Furnier. Vincent Damon Furnier naît en 1948 à Detroit (USA). Il crée le groupe – et le personnage – Alice Cooper à la fin des années 60.

‘Love it to death’. Avec son 3e album, ‘Love it to death’ (1970), le groupe rencontre le succès. Essai transformé avec ‘Killer’ (1971), ‘School’s Out’ (1972) et ‘Billon Dollar Babies’ (1973).

Kitsch. Au-delà de la musique, c’est avec sa folie théâtrale qu’Alice Cooper fait parler de lui: boa constrictor, guillotine, incendie et maquillage dégoulinant participent au mythe.

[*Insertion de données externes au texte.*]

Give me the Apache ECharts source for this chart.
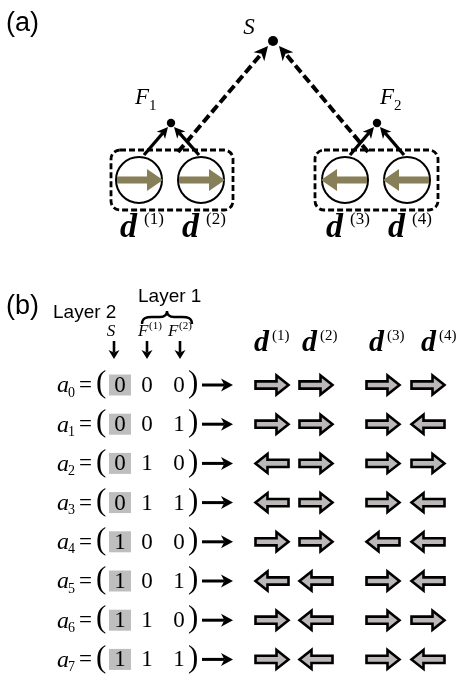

Live at Montreux. Un DVD et un CD ‘Live at Montreux’ témoignent de son passage au MJF en 2005.

25e album. ‘Along Came A Spider’, 25e album d’Alice Cooper, est sorti en 2008.

Wollstonecraft Godwin. Mary est née en 1797 à Somers Town. Elle est la fille de la philosophe Mary Wollstonecraft et de l’écrivain politique William Godwin.

Fugue. En 1814, elle «fugue» avec le poète Percy Bysshe Shelley, et s’enfuit avec lui en Europe continentale. Ils passent par la Suisse en 1816.

Suicide. La même année, après le suicide de sa femme Harriet, Shelley épouse Mary.

Publications. Elle publiera notamment «Frankenstein ou le Prométhée moderne» (anonymement en 1818), et, après la mort de Shelley, «Le dernier Homme (1826), «The Fortunes of Perkin Warbeck» (1830), une autobiographie, «Lodore» (1935) et «Falkner» (1837).

Décès. Elle meurt en 1851 à Londres.

43ème. Le 43ème Montreux Jazz Festival se tient du 3 au 18 juillet.

Animations. A côté des concerts dans les deux grandes salles du festival (Auditorium Stravinsky et Miles Davis Hall), maintes animations sont au programme, dont les croisières musicales sur le Léman, les multiples concerts gratuits, les workshops instrumentaux, les concours.

Budget. Deux-tiers du programme de festival est gratuit et le budget de cette édition se monte à 20 millions de francs.

Aura. Quelque 200’000 personnes au total devraient fréquenter ce festival devenu une importante carte de visite internationale et musicale de la Suisse dans le monde.

Shakra. A Montreux, Alice Cooper était précédé du groupe suisse «Shakra», un combo de hard rock bernois tout droit descendu des Scorpions pour la musique et d’AC/DC pour la voix. Dernier album en date: «Everest» (2009).